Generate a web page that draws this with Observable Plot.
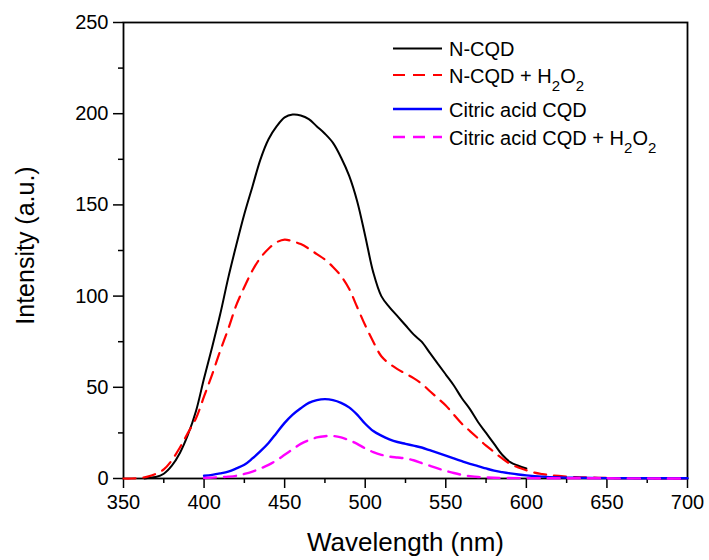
<!DOCTYPE html>
<html><head><meta charset="utf-8">
<script src="https://cdn.jsdelivr.net/npm/d3@7"></script>
<script src="https://cdn.jsdelivr.net/npm/@observablehq/plot@0.6"></script>
<style>body{margin:0;background:#fff}</style>
</head><body><div id="chart"></div>
<script>
// N-CQD (black solid)
const wlNCQD = [363,365,370,375,380,385,390,395,400,405,410,415,420,425,430,435,440,445,450,455,460,465,470,475,480,485,490,495,500,505,510,515,520,525,530,535,540,545,550,555,560,565,570,575,580,585,590,595,600];
const nCQD   = [0,0.3,0.8,2.6,7,14,24,37,55,72,90,110,128,145,160,175,186,193,198,199.5,199,197,193,189,184,176,166,152,133,113,100,94,89,84,79,75,69,63,57,51,44,38,31,25,19,13,9,7,5.5];
// N-CQD + H2O2 (red dashed)
const wlNCQDH = [350,355,360,365,370,375,380,385,390,395,400,405,410,415,420,425,430,435,440,445,450,455,460,465,470,475,480,485,490,495,500,505,510,515,520,525,530,535,540,545,550,555,560,565,570,575,580,585,590,595,600,605,610,615,620,630,640,650,660,680,700];
const nCQDH   = [0,0,0.3,1,2.5,5,10,17,25,33,45,57,70,82,95,105,114,121,126,129.5,131,130,128.5,126,123,120,116,111,104,94,84,75,67,63,60,57.5,55,52,48,44,40,35,30,26,22,18,14.5,11,8,6,4.5,3.2,2.4,1.8,1.4,0.8,0.5,0.3,0.2,0.1,0];
// Citric acid CQD (blue solid)
const wlCA = [400,405,410,415,420,425,430,435,440,445,450,455,460,465,470,475,480,485,490,495,500,505,510,515,520,525,530,535,540,545,550,555,560,565,570,575,580,585,590,595,600,610,620,630,650,700];
const caCQD = [1.5,2,2.8,3.8,5.5,7.5,11,15,19.5,25,30.5,35,38.5,41.5,43,43.5,43,41.5,39,35,30,26,23.5,21.5,20,19,18,17,15.5,14,12.5,11,9.5,8,6.8,5.5,4.3,3.5,2.8,2.2,1.7,1,0.6,0.4,0.2,0.1];
// Citric acid CQD + H2O2 (magenta dashed)
const wlCAH = [400,405,410,415,420,425,430,435,440,445,450,455,460,465,470,475,480,485,490,495,500,505,510,515,520,525,530,535,540,545,550,555,560,565,570,580,600,650,700];
const caCQDH = [0.3,0.5,0.7,1,1.5,2.5,3.8,5.5,7.5,10,13,16,19,21,22.5,23.2,23.3,22.5,21,19,16.5,14.5,13,12,11.5,11,10,8.5,7,5.5,4.2,3,2,1.3,0.8,0.4,0.2,0.1,0];

const xMajor = [350,400,450,500,550,600,650,700];
const xMinor = [375,425,475,525,575,625,675];
const yMajor = [0,50,100,150,200,250];
const yMinor = [25,75,125,175,225];

const series = [
  {wl: wlNCQD,  v: nCQD,   color: "#000000", dash: null,   width: 2},
  {wl: wlNCQDH, v: nCQDH,  color: "#ff0000", dash: "12,8", width: 2.2},
  {wl: wlCA,    v: caCQD,  color: "#0000ff", dash: null,   width: 2.4},
  {wl: wlCAH,   v: caCQDH, color: "#ff00ff", dash: "12,8", width: 2.4}
];

const lineMarks = series.map(s => Plot.line(s.wl.map((x, i) => ({x, y: s.v[i]})), {
  x: "x", y: "y", stroke: s.color, strokeWidth: s.width, strokeDasharray: s.dash, curve: "catmull-rom"
}));

const plot = Plot.plot({
  width: 709, height: 560,
  marginLeft: 123, marginRight: 22, marginTop: 22, marginBottom: 82,
  style: {fontFamily: "'Liberation Sans', Arial, sans-serif", fontSize: "20px", color: "#000", background: "#fff"},
  x: {domain: [350, 700]},
  y: {domain: [0, 250]},
  marks: [
    Plot.axisX({ticks: xMajor, tickSize: 10, tickPadding: 6, strokeWidth: 1.5, label: null, fontSize: 20, tickFormat: d => d}),
    Plot.axisX({ticks: xMinor, tickSize: 5, strokeWidth: 1.5, label: null, tickFormat: () => ""}),
    Plot.axisY({ticks: yMajor, tickSize: 10, tickPadding: 5, strokeWidth: 1.5, label: null, fontSize: 20, tickFormat: d => d}),
    Plot.axisY({ticks: yMinor, tickSize: 5, strokeWidth: 1.5, label: null, tickFormat: () => ""}),
    Plot.frame({stroke: "#000", strokeWidth: 1.8}),
    ...lineMarks,
    Plot.text(["Wavelength (nm)"], {frameAnchor: "bottom", textAnchor: "middle", lineAnchor: "middle", dy: 64, fontSize: 26, fill: "#000"}),
    Plot.text(["Intensity (a.u.)"], {frameAnchor: "left", textAnchor: "middle", lineAnchor: "middle", dx: -98, dy: -5, rotate: -90, fontSize: 25, fill: "#000"})
  ]
});

document.getElementById("chart").appendChild(plot);

// legend
const legend = [
  {label: ["N-CQD"], color: "#000000", dash: null, width: 2, y: 48.5},
  {label: ["N-CQD + H", "2", "O", "2"], color: "#ff0000", dash: "12,8", width: 2.2, y: 75},
  {label: ["Citric acid CQD"], color: "#0000ff", dash: null, width: 2.4, y: 109},
  {label: ["Citric acid CQD + H", "2", "O", "2"], color: "#ff00ff", dash: "12,8", width: 2.4, y: 137}
];
const svg = d3.select(plot);
const g = svg.append("g").attr("font-family", "'Liberation Sans', Arial, sans-serif").attr("text-anchor", "start");
legend.forEach(d => {
  g.append("line").attr("x1", 393).attr("x2", 442).attr("y1", d.y).attr("y2", d.y)
    .attr("stroke", d.color).attr("stroke-width", d.width)
    .attr("stroke-dasharray", d.dash);
  const t = g.append("text").attr("x", 449).attr("y", d.y + 7.5).attr("font-size", 20).attr("fill", "#000").attr("text-anchor", "start");
  d.label.forEach((part, i) => {
    const sub = i % 2 === 1;
    const ts = t.append("tspan").text(part);
    if (sub) ts.attr("font-size", 15).attr("dy", 8);
    else if (i > 0) ts.attr("dy", -8);
  });
});
</script>
</body></html>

* Task objective
Extract the full listing above verbatim; pictures are to be left out of the copy.

* The completed task
Generate a web page that draws this with Observable Plot.
<!DOCTYPE html>
<html><head><meta charset="utf-8">
<script src="https://cdn.jsdelivr.net/npm/d3@7"></script>
<script src="https://cdn.jsdelivr.net/npm/@observablehq/plot@0.6"></script>
<style>body{margin:0;background:#fff}</style>
</head><body><div id="chart"></div>
<script>
// N-CQD (black solid)
const wlNCQD = [363,365,370,375,380,385,390,395,400,405,410,415,420,425,430,435,440,445,450,455,460,465,470,475,480,485,490,495,500,505,510,515,520,525,530,535,540,545,550,555,560,565,570,575,580,585,590,595,600];
const nCQD   = [0,0.3,0.8,2.6,7,14,24,37,55,72,90,110,128,145,160,175,186,193,198,199.5,199,197,193,189,184,176,166,152,133,113,100,94,89,84,79,75,69,63,57,51,44,38,31,25,19,13,9,7,5.5];
// N-CQD + H2O2 (red dashed)
const wlNCQDH = [350,355,360,365,370,375,380,385,390,395,400,405,410,415,420,425,430,435,440,445,450,455,460,465,470,475,480,485,490,495,500,505,510,515,520,525,530,535,540,545,550,555,560,565,570,575,580,585,590,595,600,605,610,615,620,630,640,650,660,680,700];
const nCQDH   = [0,0,0.3,1,2.5,5,10,17,25,33,45,57,70,82,95,105,114,121,126,129.5,131,130,128.5,126,123,120,116,111,104,94,84,75,67,63,60,57.5,55,52,48,44,40,35,30,26,22,18,14.5,11,8,6,4.5,3.2,2.4,1.8,1.4,0.8,0.5,0.3,0.2,0.1,0];
// Citric acid CQD (blue solid)
const wlCA = [400,405,410,415,420,425,430,435,440,445,450,455,460,465,470,475,480,485,490,495,500,505,510,515,520,525,530,535,540,545,550,555,560,565,570,575,580,585,590,595,600,610,620,630,650,700];
const caCQD = [1.5,2,2.8,3.8,5.5,7.5,11,15,19.5,25,30.5,35,38.5,41.5,43,43.5,43,41.5,39,35,30,26,23.5,21.5,20,19,18,17,15.5,14,12.5,11,9.5,8,6.8,5.5,4.3,3.5,2.8,2.2,1.7,1,0.6,0.4,0.2,0.1];
// Citric acid CQD + H2O2 (magenta dashed)
const wlCAH = [400,405,410,415,420,425,430,435,440,445,450,455,460,465,470,475,480,485,490,495,500,505,510,515,520,525,530,535,540,545,550,555,560,565,570,580,600,650,700];
const caCQDH = [0.3,0.5,0.7,1,1.5,2.5,3.8,5.5,7.5,10,13,16,19,21,22.5,23.2,23.3,22.5,21,19,16.5,14.5,13,12,11.5,11,10,8.5,7,5.5,4.2,3,2,1.3,0.8,0.4,0.2,0.1,0];

const xMajor = [350,400,450,500,550,600,650,700];
const xMinor = [375,425,475,525,575,625,675];
const yMajor = [0,50,100,150,200,250];
const yMinor = [25,75,125,175,225];

const series = [
  {wl: wlNCQD,  v: nCQD,   color: "#000000", dash: null,   width: 2},
  {wl: wlNCQDH, v: nCQDH,  color: "#ff0000", dash: "12,8", width: 2.2},
  {wl: wlCA,    v: caCQD,  color: "#0000ff", dash: null,   width: 2.4},
  {wl: wlCAH,   v: caCQDH, color: "#ff00ff", dash: "12,8", width: 2.4}
];

const lineMarks = series.map(s => Plot.line(s.wl.map((x, i) => ({x, y: s.v[i]})), {
  x: "x", y: "y", stroke: s.color, strokeWidth: s.width, strokeDasharray: s.dash, curve: "catmull-rom"
}));

const plot = Plot.plot({
  width: 709, height: 560,
  marginLeft: 123, marginRight: 22, marginTop: 22, marginBottom: 82,
  style: {fontFamily: "'Liberation Sans', Arial, sans-serif", fontSize: "20px", color: "#000", background: "#fff"},
  x: {domain: [350, 700]},
  y: {domain: [0, 250]},
  marks: [
    Plot.axisX({ticks: xMajor, tickSize: 10, tickPadding: 6, strokeWidth: 1.5, label: null, fontSize: 20, tickFormat: d => d}),
    Plot.axisX({ticks: xMinor, tickSize: 5, strokeWidth: 1.5, label: null, tickFormat: () => ""}),
    Plot.axisY({ticks: yMajor, tickSize: 10, tickPadding: 5, strokeWidth: 1.5, label: null, fontSize: 20, tickFormat: d => d}),
    Plot.axisY({ticks: yMinor, tickSize: 5, strokeWidth: 1.5, label: null, tickFormat: () => ""}),
    Plot.frame({stroke: "#000", strokeWidth: 1.8}),
    ...lineMarks,
    Plot.text(["Wavelength (nm)"], {frameAnchor: "bottom", textAnchor: "middle", lineAnchor: "middle", dy: 64, fontSize: 26, fill: "#000"}),
    Plot.text(["Intensity (a.u.)"], {frameAnchor: "left", textAnchor: "middle", lineAnchor: "middle", dx: -98, dy: -5, rotate: -90, fontSize: 25, fill: "#000"})
  ]
});

document.getElementById("chart").appendChild(plot);

// legend
const legend = [
  {label: ["N-CQD"], color: "#000000", dash: null, width: 2, y: 48.5},
  {label: ["N-CQD + H", "2", "O", "2"], color: "#ff0000", dash: "12,8", width: 2.2, y: 75},
  {label: ["Citric acid CQD"], color: "#0000ff", dash: null, width: 2.4, y: 109},
  {label: ["Citric acid CQD + H", "2", "O", "2"], color: "#ff00ff", dash: "12,8", width: 2.4, y: 137}
];
const svg = d3.select(plot);
const g = svg.append("g").attr("font-family", "'Liberation Sans', Arial, sans-serif").attr("text-anchor", "start");
legend.forEach(d => {
  g.append("line").attr("x1", 393).attr("x2", 442).attr("y1", d.y).attr("y2", d.y)
    .attr("stroke", d.color).attr("stroke-width", d.width)
    .attr("stroke-dasharray", d.dash);
  const t = g.append("text").attr("x", 449).attr("y", d.y + 7.5).attr("font-size", 20).attr("fill", "#000").attr("text-anchor", "start");
  d.label.forEach((part, i) => {
    const sub = i % 2 === 1;
    const ts = t.append("tspan").text(part);
    if (sub) ts.attr("font-size", 15).attr("dy", 8);
    else if (i > 0) ts.attr("dy", -8);
  });
});
</script>
</body></html>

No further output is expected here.